Alan Deshowitz recently made some comments about former President Jimmy Carter to NewsMax Magazine that I think are important.

These are excerpts for the article that included those comments:

“[Carter] recommended to Yasser Arafat that Yasser Arafat turn down the deal that … would have resulted in the Palestinian state,” Dershowitz said. “He has blood of thousands of Jews and Palestinians on his hands. He should just stop talking about the Middle East.

“The idea that the International Criminal Court should create moral equivalence between a democracy — which has the most moral army in the world and has fewer civilian casualties than any other army in history — facing comparable threats to a terrorist regime that includes Hamas, that commits multiple war crimes every time it sends a rocket, is so obnoxious and so hypocritical and so typical of Jimmy Carter that the world understands that he has made himself irrelevant and tossed himself into the trash pan of history.”

…”Jimmy Carter has always had a problem with Jews and it borders on anti-Semitism,” he said. “In the midst of this tragedy, in the midst of this serious debate, to again blame it on Israel. He said that the terrorism and the reason the Jews and this anti-Semitism problem (exist) is because of the Arab-Israeli conflict.

…Continuing to create a moral equivalency between Hamas and Israel, as Carter suggests, only encourages Hamas acts of terror, Dershowitz added, feeding right into their hands.

…”Jimmy Carter goes back to the time he was running for governor. He has a long, long history of theological anti-Semitism coupled with virulent anti-Israelism. He never met a terrorist he didn’t like. He loved Yasser Arafat and he hated every Israeli leader he ever met.”

President Carter has made many statements about Israel that show either a total lack of understanding of the Middle East or a rather wide streak of anti-Semitism. Israel is the only democracy in the Middle East. Israel is not the country lobbing rockets into civilian populations, and Israel is not the one tunneling under the border in order to attack and kill kindergarten children. President Carter’s statement that Israel is the obstacle to peace in the Middle East is simply wrong.
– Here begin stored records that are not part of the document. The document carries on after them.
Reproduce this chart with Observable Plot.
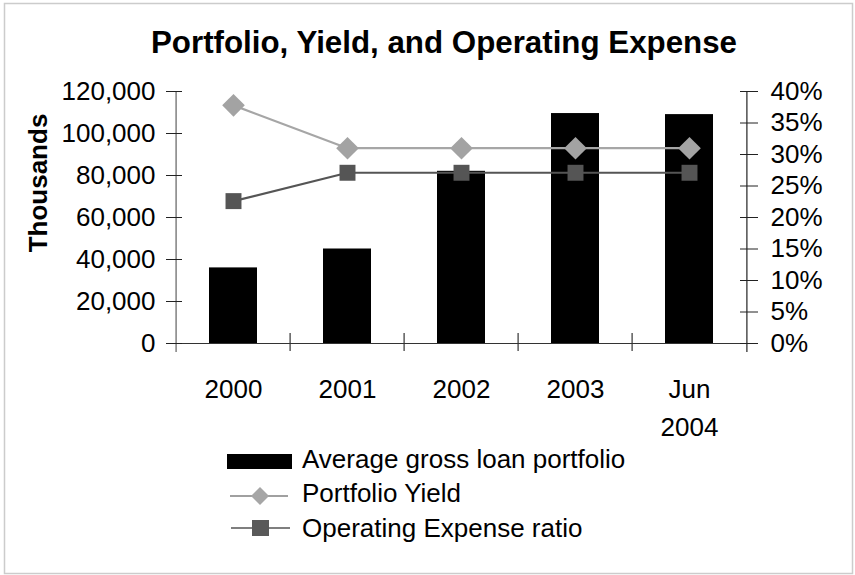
<!DOCTYPE html>
<html><head><meta charset="utf-8">
<script src="https://cdn.jsdelivr.net/npm/d3@7"></script>
<script src="https://cdn.jsdelivr.net/npm/@observablehq/plot@0.6"></script>
<style>
body{margin:0;background:#fff;}
#wrap{position:relative;width:855px;height:575px;}
</style>
</head><body><div id="wrap"></div>
<script>
// ---- data ----
const categories = ["2000", "2001", "2002", "2003", "Jun\n2004"];
const loanPortfolio = [36000, 45000, 82000, 109500, 109000];   // thousands
const portfolioYield = [37.8, 31.0, 31.0, 31.0, 31.0];         // %
const opexRatio = [22.6, 27.1, 27.1, 27.1, 27.1];              // %
const leftTicks = [0, 20000, 40000, 60000, 80000, 100000, 120000];
const rightTicks = [0, 5, 10, 15, 20, 25, 30, 35, 40];         // %
const titleText = "Portfolio, Yield, and Operating Expense";
const yLabelText = "Thousands";
const legendLabels = ["Average gross loan portfolio", "Portfolio Yield", "Operating Expense ratio"];

// ---- layout ----
const W = 855, H = 575;
const mL = 174, mR = 107, mT = 91, mB = 232;
const leftMax = 120000, rightMax = 40;
const k = leftMax / rightMax; // % -> left-axis units
const band = (W - mL - mR) / categories.length;
const font = "'Liberation Sans', Arial, Helvetica, sans-serif";

const rows = categories.map((c, i) => ({category: c, loan: loanPortfolio[i], yld: portfolioYield[i], opex: opexRatio[i]}));

const plot = Plot.plot({
  width: W, height: H,
  marginLeft: mL, marginRight: mR, marginTop: mT, marginBottom: mB,
  style: {fontFamily: font, fontSize: "26px", background: "transparent", color: "#000", overflow: "visible"},
  x: {type: "band", domain: categories, padding: 0},
  y: {domain: [0, leftMax]},
  marks: [
    Plot.barY(rows, {x: "category", y: "loan", fill: "#000", insetLeft: 33, insetRight: 33}),
    // axis lines
    Plot.ruleX([categories[0]], {x: d => d, dx: -band / 2, y1: leftMax, y2: 0, insetBottom: -9, stroke: "#808080", strokeWidth: 1.5}),
    Plot.ruleX([categories[categories.length - 1]], {x: d => d, dx: band / 2, y1: leftMax, y2: 0, insetBottom: -9, stroke: "#222", strokeWidth: 1.2}),
    Plot.ruleY([0], {stroke: "#333", strokeWidth: 1.2}),
    Plot.ruleX(categories.slice(1), {x: d => d, dx: -band / 2, y1: 0, y2: 0, insetTop: -10, insetBottom: -8, stroke: "#333", strokeWidth: 1.2}),
    // lines
    Plot.line(rows, {x: "category", y: d => d.yld * k, stroke: "#a6a6a6", strokeWidth: 2.2}),
    Plot.line(rows, {x: "category", y: d => d.opex * k, stroke: "#555", strokeWidth: 2.2}),
    Plot.dot(rows, {x: "category", y: d => d.yld * k, symbol: "diamond2", r: 10.2, fill: "#a3a3a3", stroke: "none"}),
    Plot.dot(rows, {x: "category", y: d => d.opex * k, symbol: "square", r: 9, fill: "#555", stroke: "none"}),
    // axes
    Plot.axisY(leftTicks, {anchor: "left", tickSize: 16, dx: 8, tickPadding: 11, tickFormat: d3.format(","), label: null, stroke: "#222"}),
    Plot.axisY(rightTicks.map(p => p * k), {anchor: "right", tickSize: 18, dx: -9, tickPadding: 13, tickFormat: d => d / k + "%", label: null, stroke: "#222"}),
    Plot.axisX({tickSize: 0, tickPadding: 28, lineHeight: 1.45, label: null})
  ]
});

plot.style.position = "absolute";
plot.style.left = "0px";
plot.style.top = "0px";
document.getElementById("wrap").appendChild(plot);

// ---- title, axis title, legend, border ----
const svg = d3.select(plot);
svg.insert("rect", ":first-child")
  .attr("x", 4.5).attr("y", 3.5).attr("width", 848).attr("height", 570)
  .attr("fill", "#fff").attr("stroke", "#cccccc").attr("stroke-width", 1.5);

svg.append("text").text(titleText)
  .attr("x", 444).attr("y", 53).attr("text-anchor", "middle")
  .style("font-family", font).style("font-size", "31.3px").style("font-weight", "bold").attr("fill", "#000");

svg.append("text").text(yLabelText)
  .attr("transform", "translate(47,183) rotate(-90)").attr("text-anchor", "middle")
  .style("font-family", font).style("font-size", "26px").style("font-weight", "bold").attr("fill", "#000");

const lg = svg.append("g").style("font-family", font).style("font-size", "26px").attr("text-anchor", "start");
// row 1 : bar swatch
lg.append("rect").attr("x", 227).attr("y", 454).attr("width", 65).attr("height", 15).attr("fill", "#000");
lg.append("text").attr("x", 302).attr("y", 468).attr("text-anchor", "start").text(legendLabels[0]);
// row 2 : yield
lg.append("line").attr("x1", 230).attr("x2", 288).attr("y1", 496).attr("y2", 496).attr("stroke", "#808080").attr("stroke-width", 1.5);
lg.append("path").attr("d", "M260,487L269,496L260,505L251,496Z").attr("fill", "#a6a6a6");
lg.append("text").attr("x", 302).attr("y", 502).attr("text-anchor", "start").text(legendLabels[1]);
// row 3 : opex
lg.append("line").attr("x1", 231).attr("x2", 290).attr("y1", 528).attr("y2", 528).attr("stroke", "#000").attr("stroke-width", 1.2);
lg.append("rect").attr("x", 252).attr("y", 520).attr("width", 17).attr("height", 16).attr("fill", "#595959");
lg.append("text").attr("x", 302).attr("y", 537).attr("text-anchor", "start").text(legendLabels[2]);
</script>
</body></html>
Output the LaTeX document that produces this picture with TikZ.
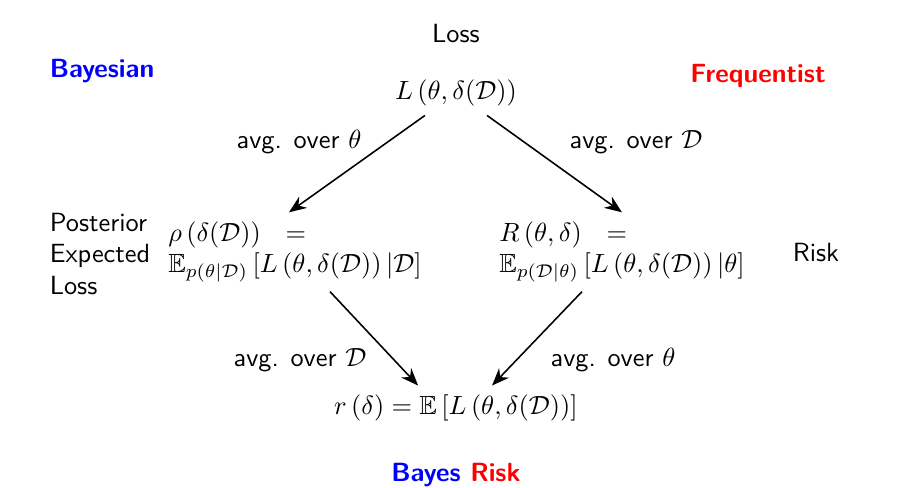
\documentclass[tikz,border=0pt]{standalone}
\usepackage{amsmath,amssymb}
\usepackage{xcolor}
\usepackage{tikz}
\usetikzlibrary{arrows.meta}
\definecolor{bayes}{HTML}{0000FF}
\definecolor{freq}{HTML}{FF0000}

\tikzset{
  lbl/.style={font=\sffamily},
  camp/.style={font=\sffamily\bfseries},
  form/.style={align=left},
  arr/.style={-{Stealth[length=6.6pt,width=5.2pt]}, line width=0.6pt},
}

\begin{document}
\begin{tikzpicture}[x=0.38pt,y=0.38pt]
  \useasboundingbox (0,0) rectangle (908,488);
  \node[lbl] (title) at (456,454) {Loss};
  \node[camp, text=bayes] (bayesian) at (102,417) {Bayesian};
  \node[camp, text=freq] (frequentist) at (758,412) {Frequentist};
  \node (lossf) at (456,395) {$L\left(\theta,\delta(\mathcal{D})\right)$};

  \node[lbl] (avgtl) at (299,346) {avg. over $\theta$};
  \node[lbl] (avgtr) at (636,346) {avg. over $\mathcal{D}$};

  \node[lbl, align=left] (postlbl) at (100,234) {Posterior\\Expected\\Loss};
  \node[form] (postf) at (295,236) {$\rho\left(\delta(\mathcal{D})\right)\ \ =$\\
    $\mathbb{E}_{p(\theta|\mathcal{D})}\left[L\left(\theta,\delta(\mathcal{D})\right)|\mathcal{D}\right]$};
  \node[form] (riskf) at (622,236) {$R\left(\theta,\delta\right)\ \ =$\\
    $\mathbb{E}_{p(\mathcal{D}|\theta)}\left[L\left(\theta,\delta(\mathcal{D})\right)|\theta\right]$};
  \node[lbl] (risklbl) at (816,235) {Risk};

  \node[lbl] (avgbl) at (300,128) {avg. over $\mathcal{D}$};
  \node[lbl] (avgbr) at (613,128) {avg. over $\theta$};
  \node (bayesf) at (456,80) {$r\left(\delta\right) = \mathbb{E}\left[L\left(\theta,\delta(\mathcal{D})\right)\right]$};
  \node[camp, anchor=base] (bayesrisk) at (456,6) {\textcolor{bayes}{Bayes} \textcolor{freq}{Risk}};

  \draw[arr] ([xshift=-11.8pt]lossf.south) -- ([xshift=-2.3pt]postf.north);
  \draw[arr] ([xshift=11.8pt]lossf.south) -- (riskf.north);
  \draw[arr] ([xshift=13.3pt]postf.south) -- ([xshift=-14.4pt]bayesf.north);
  \draw[arr] ([xshift=-15.2pt]riskf.south) -- ([xshift=13.7pt]bayesf.north);
\end{tikzpicture}
\end{document}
I Think This Is The Bottom Of The Barrel

John Hinderaker at Power Line posted an article today about some recent comments by ex-President Jimmy Carter. Those of us who are old enough to remember the Carter Presidency remember it as a time when the country was failing economically and losing prestige around the world. Yesterday President Carter chose to criticize the Obama Administration for it’s foreign policy.

The article reports:

Former President Jimmy Carter is criticizing President Barack Obama’s Middle East policy, saying he has shifting policies and waited too long to take action against the Islamic State of Iraq and the Levant.

In an interview published Tuesday in the Fort Worth Star-Telegram, the 39th president said the Obama administration, by not acting sooner, allowed ISIL to build up its strength.

Carter said Obama’s air campaign against ISIL in Iraq has “a possibility of success,” provided that some troops are available on the ground. He did not specify whether he meant U.S. or other ground forces.

The former Democratic president and Georgia governor also said the president has shifted his Middle East policy on several occasions.

President Carter has done many charitable things since leaving the Presidency. He has worked with Habitat for humanity since 1984, building houses for people in need. Unfortunately, he has also made a number of anti-Semitic and anti-Israel statements since leaving office. His criticism of President Obama may be accurate, but after his performance as President, I think he should have kept his opinion to himself.